Hmm . not sure about TNCS/PME as already said test the Zs and Zp-n , I wouldn't be quoting until that and the preliminary testing of the circuits is done along with the usual visual checks , or you could get yourself in deep s--t .give them the quotation of all that you find..
 
Same in the flat i live in. A service head in each flat with the MEC connected in to the side of the cutout. The cutout is fed from a split concentric from a TP service head in the basement which is PME.

It can get awkward on flats such as yours because the incoming supply DB can be TNC-S at the incomer, but each flat is technically TNS as a separate dwelling/installation in it's own right, although for bonding requirements and certification purposes are treat as TNCS/PME

I had some documentation from UKPN which goes into far more detail into these "hybrid systems", for us though they are treat as TNC-S according to UKPN.
 
It can get awkward on flats such as yours because the incoming supply DB can be TNC-S at the incomer, but each flat is technically TNS as a separate dwelling/installation in it's own right, although for bonding requirements and certification purposes are treat as TNCS/PME

I had some documentation from UKPN which goes into far more detail into these "hybrid systems", for us though they are treat as TNC-S according to UKPN.

Yeah i have 10mm bonding in the bathroom to water pipes which are fed from a plastic incomer from the street. Never tested it to see if its actually extraneous though.
 
Yeah i have 10mm bonding in the bathroom to water pipes which are fed from a plastic incomer from the street.
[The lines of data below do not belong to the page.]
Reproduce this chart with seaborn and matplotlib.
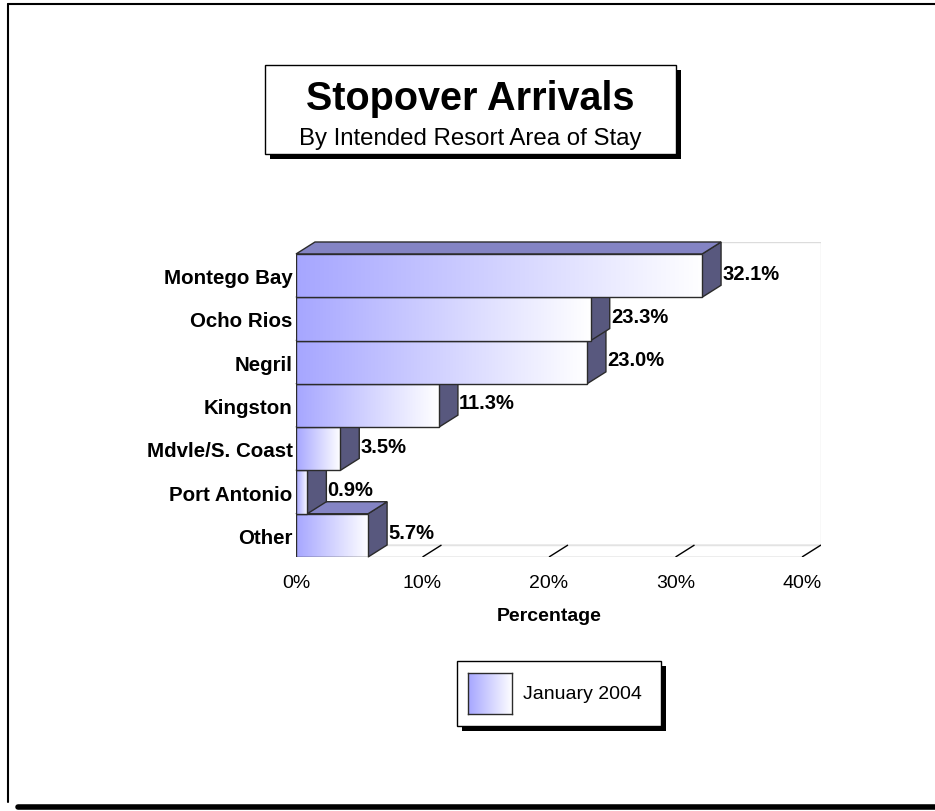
"""Stopover arrivals by intended resort area, drawn as pseudo-3D horizontal bars."""

import matplotlib
import numpy as np
import pandas as pd

matplotlib.use("Agg")
import matplotlib.pyplot as plt
import seaborn as sns
from matplotlib.colors import LinearSegmentedColormap
from matplotlib.patches import Polygon, Rectangle

# data
AREAS = ["Montego Bay", "Ocho Rios", "Negril", "Kingston",
         "Mdvle/S. Coast", "Port Antonio", "Other"]
SHARES = [32.1, 23.3, 23.0, 11.3, 3.5, 0.9, 5.7]
X_TICKS = [0, 10, 20, 30, 40]
TITLE = "Stopover Arrivals"
SUBTITLE = "By Intended Resort Area of Stay"
SERIES = "January 2004"

FIG_W, FIG_H = 935, 812
FRONT_LEFT = "#a6a6ff"
TOP_COLOR = "#8484c4"
SIDE_COLOR = "#58587e"
EDGE = "#2b2b2b"
DEPTH_X = 1.5    # in percent units
DEPTH_Y = 0.277  # in category units

grad_cmap = LinearSegmentedColormap.from_list("bar", [FRONT_LEFT, "#ffffff"])
gradient = np.linspace(0, 1, 256).reshape(1, -1)


def fx(x):
    return x / FIG_W


def fy(y):
    return 1 - y / FIG_H


def fig_rect(fig, x0, y0, x1, y1, **kw):
    fig.patches.append(Rectangle((fx(x0), fy(y1)), fx(x1) - fx(x0), fy(y0) - fy(y1),
                                 transform=fig.transFigure, figure=fig, **kw))


def draw_page(fig):
    fig.add_artist(plt.Line2D([fx(8), fx(935)], [fy(5), fy(5)], color="black", lw=1.5))
    fig.add_artist(plt.Line2D([fx(8), fx(8)], [fy(5), fy(803)], color="black", lw=1.5))
    fig.add_artist(plt.Line2D([fx(18), fx(935)], [fy(808), fy(808)], color="black", lw=4))

    # title box with drop shadow
    fig_rect(fig, 270, 71, 681, 160, facecolor="black", edgecolor="black", lw=0)
    fig_rect(fig, 265, 66, 676, 155, facecolor="white", edgecolor="black", lw=1)
    fig.text(fx(470.5), fy(99), TITLE, ha="center", va="center",
             fontsize=28.5, fontweight="bold")
    fig.text(fx(470.5), fy(139), SUBTITLE, ha="center", va="center", fontsize=17.3)

    # legend box with drop shadow
    fig_rect(fig, 462, 667, 666, 732, facecolor="black", edgecolor="black", lw=0)
    fig_rect(fig, 457, 662, 661, 727, facecolor="white", edgecolor="black", lw=1)
    swatch = fig.add_axes([fx(468), fy(715), fx(512) - fx(468), fy(674) - fy(715)])
    swatch.set_zorder(5)
    swatch.imshow(gradient, cmap=grad_cmap, aspect="auto")
    swatch.set_xticks([])
    swatch.set_yticks([])
    for spine in swatch.spines.values():
        spine.set_visible(True)
        spine.set_color(EDGE)
        spine.set_linewidth(1)
    fig.text(fx(523), fy(695), SERIES, ha="left", va="center", fontsize=14)


def draw_bars(ax, df):
    sns.barplot(data=df, x="Share", y="Area", orient="h", width=1.0,
                color=FRONT_LEFT, edgecolor=EDGE, linewidth=1, ax=ax)
    n = len(df)
    for i, (patch, value) in enumerate(zip(ax.patches, df["Share"])):
        base = 10 + (n - i) * 4
        top, bottom = i - 0.5, i + 0.5
        side = Polygon([(value, top), (value, bottom),
                        (value + DEPTH_X, bottom - DEPTH_Y), (value + DEPTH_X, top - DEPTH_Y)],
                       closed=True, facecolor=SIDE_COLOR, edgecolor=EDGE, lw=1,
                       zorder=base, clip_on=False)
        lid = Polygon([(0, top), (value, top),
                       (value + DEPTH_X, top - DEPTH_Y), (DEPTH_X, top - DEPTH_Y)],
                      closed=True, facecolor=TOP_COLOR, edgecolor=EDGE, lw=1,
                      zorder=base, clip_on=False)
        ax.add_patch(side)
        ax.add_patch(lid)
        patch.set_facecolor("none")
        patch.set_zorder(base + 2)
        img = ax.imshow(gradient, cmap=grad_cmap, aspect="auto",
                        extent=(0, value, bottom, top), zorder=base + 1)
        img.set_clip_path(patch)
        ax.text(value + DEPTH_X + 0.1, i - 0.06, f"{value:.1f}%", ha="left", va="center",
                fontsize=14.5, fontweight="bold", zorder=100)


def draw_walls(ax, n):
    ax.add_patch(Rectangle((DEPTH_X, -0.5 - DEPTH_Y), X_TICKS[-1], n,
                           facecolor="none", edgecolor="#dcdcdc", lw=1, zorder=1))
    floor = [(0, n - 0.5), (X_TICKS[-1], n - 0.5),
             (X_TICKS[-1] + DEPTH_X, n - 0.5 - DEPTH_Y), (DEPTH_X, n - 0.5 - DEPTH_Y)]
    ax.add_patch(Polygon(floor, closed=True, facecolor="none", edgecolor="#e6e6e6",
                         lw=1, zorder=1))
    for t in X_TICKS[1:]:
        ax.plot([t, t + DEPTH_X], [n - 0.5, n - 0.5 - DEPTH_Y], color="black",
                lw=1, zorder=2, solid_capstyle="butt")


def main():
    sns.set_theme(style="white")
    plt.rcParams["font.family"] = ["Liberation Sans", "DejaVu Sans"]
    plt.rcParams["text.color"] = "black"
    plt.rcParams["axes.labelcolor"] = "black"
    plt.rcParams["xtick.color"] = "black"
    plt.rcParams["ytick.color"] = "black"

    df = pd.DataFrame({"Area": AREAS, "Share": SHARES})
    n = len(df)

    fig = plt.figure(figsize=(FIG_W / 100, FIG_H / 100), dpi=100)
    ax = fig.add_axes([fx(296), fy(558), fx(821) - fx(296), fy(243) - fy(558)])

    draw_bars(ax, df)
    draw_walls(ax, n)

    ax.set_xlim(0, X_TICKS[-1] + DEPTH_X)
    ax.set_ylim(n - 0.5, -0.5 - DEPTH_Y)
    ax.set_xticks(X_TICKS)
    ax.set_xticklabels([f"{t}%" for t in X_TICKS], fontsize=14)
    ax.set_yticks(range(n))
    ax.set_yticklabels(AREAS, fontsize=14.8, fontweight="bold")
    ax.tick_params(axis="x", length=0, pad=12)
    ax.tick_params(axis="y", length=0, pad=2.5)
    ax.set_ylabel("")
    ax.set_xlabel("Percentage", fontsize=14, fontweight="bold")
    ax.xaxis.set_label_coords(0.482, -0.16)
    for spine in ax.spines.values():
        spine.set_visible(False)

    draw_page(fig)
    fig.savefig("out.png", dpi=100)
    plt.close(fig)


if __name__ == "__main__":
    main()
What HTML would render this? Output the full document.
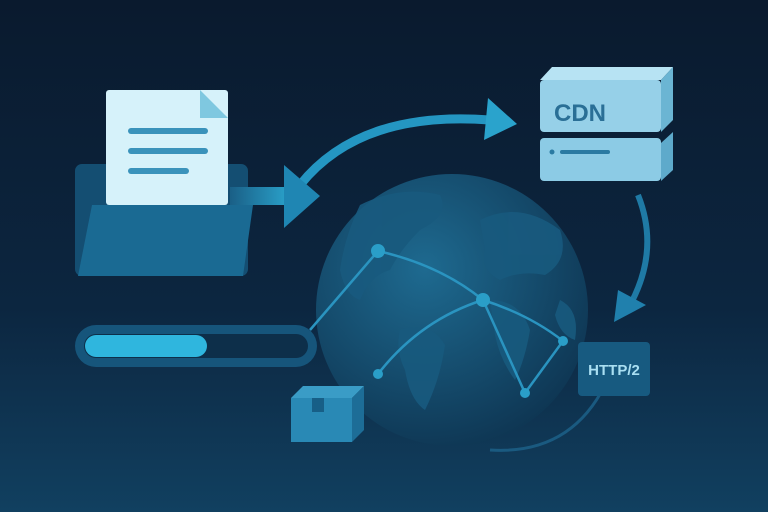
<!DOCTYPE html>
<html><head><style>
html,body{margin:0;padding:0;width:768px;height:512px;overflow:hidden;background:#0a1c31}
</style></head><body>
<svg width="768" height="512" viewBox="0 0 768 512" xmlns="http://www.w3.org/2000/svg">
<defs>
<linearGradient id="bg" x1="0" y1="0" x2="0" y2="1">
<stop offset="0" stop-color="#0a1a2e"/><stop offset="0.6" stop-color="#0c2640"/><stop offset="1" stop-color="#114060"/>
</linearGradient>
<radialGradient id="globe" cx="0.4" cy="0.35" r="0.7">
<stop offset="0" stop-color="#1e6a90"/><stop offset="1" stop-color="#0e3552"/>
</radialGradient>
<linearGradient id="arr" x1="0" y1="0" x2="1" y2="0">
<stop offset="0" stop-color="#1a5f86"/><stop offset="1" stop-color="#2aa3cc"/>
</linearGradient>
</defs>
<rect width="768" height="512" fill="url(#bg)"/>
<!-- bottom arc under globe -->
<path d="M490 450 Q570 455 605 385" fill="none" stroke="#1a5a80" stroke-width="3"/>
<!-- globe -->
<circle cx="452" cy="310" r="136" fill="url(#globe)"/>
<g fill="#185a7e" opacity="0.9">
<path d="M360 205 Q400 185 440 195 Q450 215 420 230 Q400 250 390 270 Q370 275 360 300 Q345 295 340 270 Q345 235 360 205Z"/>
<path d="M400 330 Q430 320 445 345 Q440 380 425 410 Q410 400 405 370 Q395 350 400 330Z"/>
<path d="M480 220 Q520 200 560 230 Q570 260 545 275 Q520 270 500 280 Q480 270 485 250Z"/>
<path d="M490 300 Q520 300 530 330 Q525 360 515 380 Q500 360 495 335Z"/>
<path d="M560 300 Q580 310 575 340 Q560 335 555 315Z"/>
</g>
<!-- network lines -->
<g stroke="#2a94c0" stroke-width="2.5" fill="none">
<path d="M310 330 L378 251"/>
<path d="M378 251 Q440 265 483 300"/>
<path d="M378 374 Q420 320 483 300"/>
<path d="M483 300 L525 393 L563 341 Q530 315 483 300"/>
</g>
<g fill="#2a9ec8">
<circle cx="378" cy="251" r="7"/><circle cx="483" cy="300" r="7"/>
<circle cx="378" cy="374" r="5"/><circle cx="525" cy="393" r="5"/><circle cx="563" cy="341" r="5"/>
</g>
<!-- top arc arrow -->
<path d="M300 185 Q360 110 490 120" fill="none" stroke="#2496c2" stroke-width="9"/>
<polygon points="488,98 517,124 484,140" fill="#2aa3cc"/>
<!-- right arc arrow -->
<path d="M638 195 Q660 250 630 305" fill="none" stroke="#1f7aa5" stroke-width="6"/>
<polygon points="614,322 618,290 646,305" fill="#2080ad"/>
<!-- folder -->
<rect x="75" y="164" width="173" height="112" rx="7" fill="#144e72"/>
<rect x="106" y="90" width="122" height="115" rx="3" fill="#d6f2fa"/>
<polygon points="200,90 228,118 200,118" fill="#7fc8e0"/>
<g fill="#3a93bb"><rect x="128" y="128" width="80" height="6" rx="3"/><rect x="128" y="148" width="80" height="6" rx="3"/><rect x="128" y="168" width="61" height="6" rx="3"/></g>
<polygon points="92,205 253,205 243,276 78,276" fill="#1a6a93"/>
<!-- folder arrow -->
<rect x="230" y="187" width="60" height="18" fill="url(#arr)"/>
<polygon points="284,165 320,196 284,228" fill="#1f86b3"/>
<!-- progress bar -->
<rect x="75" y="325" width="242" height="42" rx="21" fill="#16557b"/>
<rect x="84" y="334" width="224" height="24" rx="12" fill="#0d2f4a"/>
<rect x="85" y="335" width="122" height="22" rx="11" fill="#2fb6de"/>
<!-- small box -->
<polygon points="291,398 303,386 364,386 352,398" fill="#3a9cc6"/>
<polygon points="352,398 364,386 364,430 352,442" fill="#1d6d97"/>
<rect x="291" y="398" width="61" height="44" fill="#2989b5"/>
<rect x="312" y="398" width="12" height="14" fill="#175f87"/>
<!-- CDN server -->
<polygon points="540,80 552,67 673,67 661,80" fill="#b7e3f3"/>
<polygon points="661,80 673,67 673,120 661,132" fill="#6bb5d3"/>
<rect x="540" y="80" width="121" height="52" rx="4" fill="#96d0e8"/>
<text x="580" y="121" text-anchor="middle" font-family="Liberation Sans, sans-serif" font-size="24" font-weight="bold" fill="#2a6f96">CDN</text>
<polygon points="661,143 673,132 673,170 661,181" fill="#5eaacb"/>
<rect x="540" y="138" width="121" height="43" rx="4" fill="#8ccbe5"/>
<circle cx="552" cy="152" r="2.5" fill="#2b7aa2"/>
<rect x="560" y="150" width="50" height="4" rx="2" fill="#2b7aa2"/>
<!-- HTTP/2 -->
<rect x="578" y="342" width="72" height="54" rx="4" fill="#175a80"/>
<text x="614" y="375" text-anchor="middle" font-family="Liberation Sans, sans-serif" font-size="15" font-weight="bold" fill="#a9dff2">HTTP/2</text>
</svg>
</body></html>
Never tested it to see if its actually extraneous though.

These really blur the lines, because you only have one origin (the incoming supply) usually with one CNE link at the origin and separate earths at each flat, but then according to BS7671 each dwelling is classed as a separate installation, however the gas and water services are distributed and shared as well.
So we end up with a hybrid system, and the DNO make the rules, their supply, their rules.

If you search for the UKPN documents on line they are free to download, but they can be a bit boring to read lol.